Understand how deepfakes are made (face swaps vs facial reenactment), how our detection models analyze video frames, what factors affect accuracy (poses, blur, distance), and how localization highlights suspect segments.

How RD Detects Video Deepfakes

There are two primary types of video deepfakes:

Face Swaps:
Replace the target’s face with another person’s (source) face — fully changing the target’s identity. These are the most common form of deepfakes.
Facial Reenactment:
Transfer the expressions of one person (source) onto another (target) without changing the target’s identity — effectively “puppeteering” the target’s face.

Both techniques rely on large amounts of video footage of the source subject. Using a neural network called an Auto-Encoder, the system learns a shared internal representation between the two faces. This representation allows the model to reconstruct the target face starting from the encoded source, frame by frame — resulting in a convincing fake.

Reality Defender’s platform runs two independent video detection models, both based on deep neural networks that analyze detected faces across frames.

Pattern-Based Detector
- Examines fine-grained statistical patterns and textures in facial regions.
- Learns from a large dataset of known real and fake videos.
- Identifies subtle artifacts left by face synthesis models (e.g., inconsistent skin texture, lighting, or facial edges).
Self-Supervised Detector
- Trained on a massive dataset of real videos that are artificially perturbed.
- Random transformations (rotations, resizing, geometric noise) simulate fake-like distortions.
- Produces a more generalizable, data-efficient detector that doesn’t rely on known deepfake datasets.

Together, these models yield robust detection performance across diverse video sources and manipulation methods.

YouTube Link Scans: Resolution Notes (360p vs 1080p)

When a YouTube link is uploaded to the Reality Defender web interface, the system downloads and analyzes a 360p version of the video by default.

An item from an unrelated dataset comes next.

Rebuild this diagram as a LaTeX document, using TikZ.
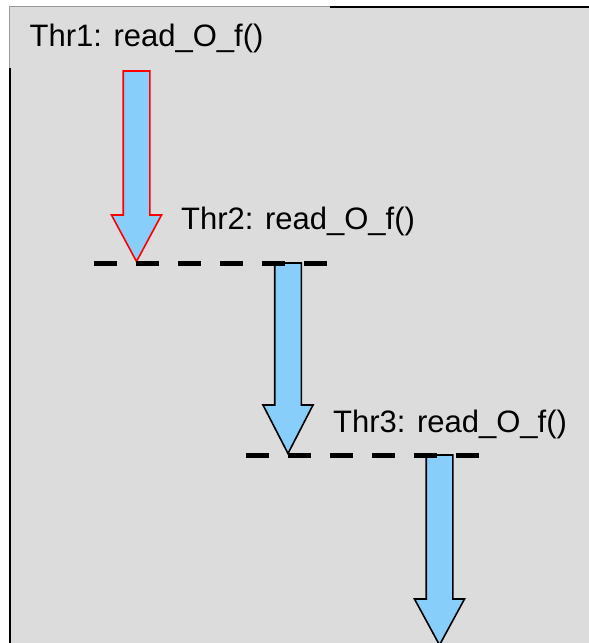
\documentclass[tikz,border=0pt]{standalone}
\usepackage{fontspec}
\setmainfont{Liberation Sans}
\definecolor{panelgray}{RGB}{220,220,220}
\definecolor{flowblue}{RGB}{135,206,250}
\tikzset{
  panel/.style={fill=panelgray, draw=none},
  frameline/.style={draw=black, line width=2.5pt},
  faintedge/.style={draw=gray!80, line width=0.8pt},
  flowarrow/.style={fill=flowblue, draw=black, line width=1.6pt, line join=miter},
  firstarrow/.style={flowarrow, draw=red},
  barrier/.style={draw=black, line width=5pt, dash pattern=on 23pt off 19pt},
  label/.style={font=\fontsize{31}{36}\selectfont, inner sep=0pt, anchor=base west}
}
% downward block arrow: shaft x-centre, shaft top, head top, tip
\newcommand{\blockarrow}[5]{%
  \draw[#1] (#2-13.3,#3) -- (#2+13.3,#3) -- (#2+13.3,#4) -- (#2+25,#4)
    -- (#2,#5) -- (#2-25,#4) -- (#2-13.3,#4) -- cycle;}
\begin{document}
\begin{tikzpicture}[x=1pt, y=-1pt]
  \useasboundingbox (0,0) rectangle (589,643);
  % background panel and its visible edges
  \fill[panel] (9,6) rectangle (589,643);
  \draw[faintedge] (9,643) -- (9,6) -- (331,6);
  \draw[frameline] (330,7) -- (589,7);
  \draw[frameline] (10.2,68) -- (10.2,643);

  % three threads, each entering after the previous one
  \blockarrow{firstarrow}{136.5}{71}{215}{261.5}
  \blockarrow{flowarrow}{288}{263}{405}{453.5}
  \blockarrow{flowarrow}{439.5}{455}{599}{645}

  % barriers
  \coordinate (b1s) at (94,263);
  \coordinate (b1e) at (330,263);
  \coordinate (b2s) at (246,455);
  \coordinate (b2e) at (482,455);
  \draw[barrier] (b1s) -- (b1e);
  \draw[barrier] (b2s) -- (b2e);

  % thread labels
  \node[label] (t1) at (29.5,46) {Thr1: read\_O\_f()};
  \node[label] (t2) at (181,229.5) {Thr2: read\_O\_f()};
  \node[label] (t3) at (333,432) {Thr3: read\_O\_f()};
\end{tikzpicture}
\end{document}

This ensures fast, consistent inference across videos of varying length and bandwidth.

Although higher-resolution (1080p+) streams are available, our current detectors are not significantly affected by this lower resolution. Support for full 1080p+ scanning is planned in upcoming platform updates for enterprise customers requiring maximum fidelity.

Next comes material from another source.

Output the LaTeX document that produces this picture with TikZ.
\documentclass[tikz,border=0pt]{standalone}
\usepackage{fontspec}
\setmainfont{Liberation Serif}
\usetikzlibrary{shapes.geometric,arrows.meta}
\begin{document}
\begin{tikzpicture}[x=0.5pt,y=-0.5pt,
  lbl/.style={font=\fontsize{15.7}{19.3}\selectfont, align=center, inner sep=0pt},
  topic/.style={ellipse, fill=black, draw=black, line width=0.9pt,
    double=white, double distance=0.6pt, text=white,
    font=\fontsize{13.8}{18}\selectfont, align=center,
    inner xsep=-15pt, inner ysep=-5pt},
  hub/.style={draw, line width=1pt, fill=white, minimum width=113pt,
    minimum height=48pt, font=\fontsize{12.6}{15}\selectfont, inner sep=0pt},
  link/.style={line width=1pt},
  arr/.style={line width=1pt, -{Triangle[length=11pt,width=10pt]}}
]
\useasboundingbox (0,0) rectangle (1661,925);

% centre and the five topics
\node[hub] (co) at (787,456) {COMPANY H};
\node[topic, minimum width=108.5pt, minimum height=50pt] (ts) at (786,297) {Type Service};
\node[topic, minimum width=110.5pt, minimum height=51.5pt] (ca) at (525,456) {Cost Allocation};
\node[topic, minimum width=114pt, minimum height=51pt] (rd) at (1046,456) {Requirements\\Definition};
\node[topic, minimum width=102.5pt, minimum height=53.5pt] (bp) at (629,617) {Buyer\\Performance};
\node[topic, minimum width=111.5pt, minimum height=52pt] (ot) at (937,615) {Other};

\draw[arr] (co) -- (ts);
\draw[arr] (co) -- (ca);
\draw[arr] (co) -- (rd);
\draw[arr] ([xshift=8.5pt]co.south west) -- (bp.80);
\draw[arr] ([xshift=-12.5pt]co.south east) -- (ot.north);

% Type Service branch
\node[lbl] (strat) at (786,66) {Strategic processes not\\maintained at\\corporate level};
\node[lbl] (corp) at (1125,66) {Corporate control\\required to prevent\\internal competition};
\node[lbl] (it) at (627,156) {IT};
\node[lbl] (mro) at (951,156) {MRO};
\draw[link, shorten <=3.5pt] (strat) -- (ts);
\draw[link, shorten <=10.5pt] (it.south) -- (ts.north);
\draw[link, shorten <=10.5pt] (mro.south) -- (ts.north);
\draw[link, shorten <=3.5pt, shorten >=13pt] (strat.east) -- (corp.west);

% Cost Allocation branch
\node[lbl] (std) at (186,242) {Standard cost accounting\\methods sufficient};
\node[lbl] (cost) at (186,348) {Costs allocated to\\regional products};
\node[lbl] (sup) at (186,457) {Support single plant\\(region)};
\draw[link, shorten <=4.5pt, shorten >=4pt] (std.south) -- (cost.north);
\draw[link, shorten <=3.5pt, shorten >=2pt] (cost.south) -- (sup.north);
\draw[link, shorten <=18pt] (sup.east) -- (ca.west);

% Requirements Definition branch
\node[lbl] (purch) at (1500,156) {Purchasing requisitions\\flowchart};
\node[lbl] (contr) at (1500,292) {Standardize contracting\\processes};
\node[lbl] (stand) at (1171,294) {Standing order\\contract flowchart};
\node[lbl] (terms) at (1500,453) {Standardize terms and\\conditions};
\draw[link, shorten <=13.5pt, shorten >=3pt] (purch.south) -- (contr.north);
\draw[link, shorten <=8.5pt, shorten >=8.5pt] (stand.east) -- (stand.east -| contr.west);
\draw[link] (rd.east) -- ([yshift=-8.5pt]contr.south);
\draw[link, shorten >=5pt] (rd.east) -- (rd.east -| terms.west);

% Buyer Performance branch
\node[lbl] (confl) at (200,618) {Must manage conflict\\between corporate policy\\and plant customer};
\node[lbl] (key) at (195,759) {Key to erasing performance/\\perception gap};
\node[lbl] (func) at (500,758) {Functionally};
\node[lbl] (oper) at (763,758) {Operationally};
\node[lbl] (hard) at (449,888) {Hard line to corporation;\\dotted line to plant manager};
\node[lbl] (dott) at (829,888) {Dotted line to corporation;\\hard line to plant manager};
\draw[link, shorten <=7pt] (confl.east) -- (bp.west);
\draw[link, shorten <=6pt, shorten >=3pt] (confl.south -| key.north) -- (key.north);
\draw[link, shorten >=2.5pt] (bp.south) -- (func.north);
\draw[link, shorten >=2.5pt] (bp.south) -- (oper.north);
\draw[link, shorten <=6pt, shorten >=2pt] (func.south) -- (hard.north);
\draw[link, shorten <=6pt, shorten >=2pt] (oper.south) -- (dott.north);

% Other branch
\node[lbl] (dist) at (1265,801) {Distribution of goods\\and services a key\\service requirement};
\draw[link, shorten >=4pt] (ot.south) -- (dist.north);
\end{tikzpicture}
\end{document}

Video Result Localization: What You’ll See

Reality Defender supports segment-level localization for video results.

Each detected face is analyzed across sequential frame segments.
Segments flagged as “fake” or “real” are aggregated to form an overall file classification.
In the web app or API response, users will see visual markers showing which portions of the video were most likely manipulated.

This allows investigators, moderators, or security analysts to pinpoint where manipulations occur — not just whether a file is fake.

Related FAQs

Question	Answer
How are video deepfakes made?	Using face swaps or facial reenactment driven by auto-encoders trained on large sets of source/target faces.
What affects accuracy?	Pose diversity, blur, lighting, and face size within the frame can all impact detection confidence.
Does the model use audio?	No — video and audio detectors run independently. A mismatched voiceover won’t trigger a false positive.
Does the system provide localization?	Yes. You’ll see segment-level results highlighting suspect regions.
Are higher resolutions supported?	Scanning defaults to 360p for performance reasons. 1080p+ scanning is on the roadmap.